I never lacquer anything, but prefer to “oxidize” my pieces, using Jax Black (this stuff can be used for a long time). I dip the piece into the Jax Black until it has just turned black, then remove and rinse twice in water (if you leave it in the Jax too long, the “color” will flake off). Then I hand-rub the piece with damp pumice, removing the black where I want, and leaving it in the recesses of the design (or wherever I want it). This works well for me, and the whole process seems to help the brass not tarnish too rapidly – if it does, I rub it with a silver-polishing cloth, or with 4/0 steel wool. When a customer buys a ring, I suggest that they wear it through everything (dish-washing, showering, etc.) and they will likely never have to polish it, and it may not leave any marks on the skin beneath the ring. If there is no black in the recesses, some brass jewelry can be quickly cleaned in a commercial jewelry cleaner called Tarn-X – dip, rinse, dry (and do not EVER soak anything in Tarn-X). If you wish, I can e-mail you the list I give my customers of suggestions for cleaning base metal jewelry.

This brings up another suggestion – can you branch out into using additional base metals like copper and nickel-silver? They allow for nice contrasts in color, and copper can be fire-oxidized to a permanent red/gold/etc. color. Nickel-silver, if polished, looks almost like sterling, and can be soldered with silver solder.

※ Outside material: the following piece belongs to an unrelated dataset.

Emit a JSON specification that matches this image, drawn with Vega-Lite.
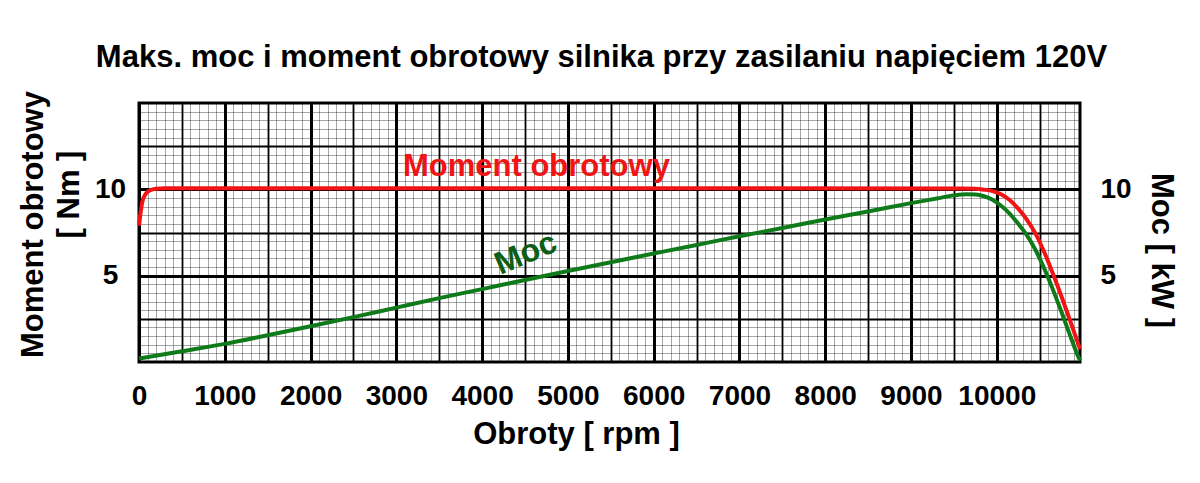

With regard to cleaning off the oxidation from heating brass, the vinegar/H202 is good, but if you have access to nitric acid, I recommend that (assuming you don’t have children around your workshop). I dilute it by half, with water, and put the brass pieces in-- in seconds, the oxidation is gone, and the brass has a wonderful gold, matte finish. Rinse very well in a baking soda solution and in water, and dry. I have used this system for years, and have never had any problems with it. Of course, I do not allow anyone near that part of my work area unless I am with them.

If you branch out into different styles of jewelry, 20-gauge brass is certainly thicker than needed. When I make pins, I usually use 26-gauge metal sheet.

Well, I could go on and on. Please contact me if you have any questions or comments. One other thing-- do you ever have anyone that comes to the USA? I would like to get rid of most of my jewelry-making books (this would be about 60 of them, very miscellaneous) and would be happy to give them to you, if you can arrange to take them to Malawi. I would not be willing to box and mail them to you.

All the best, and congratulations on what you are doing!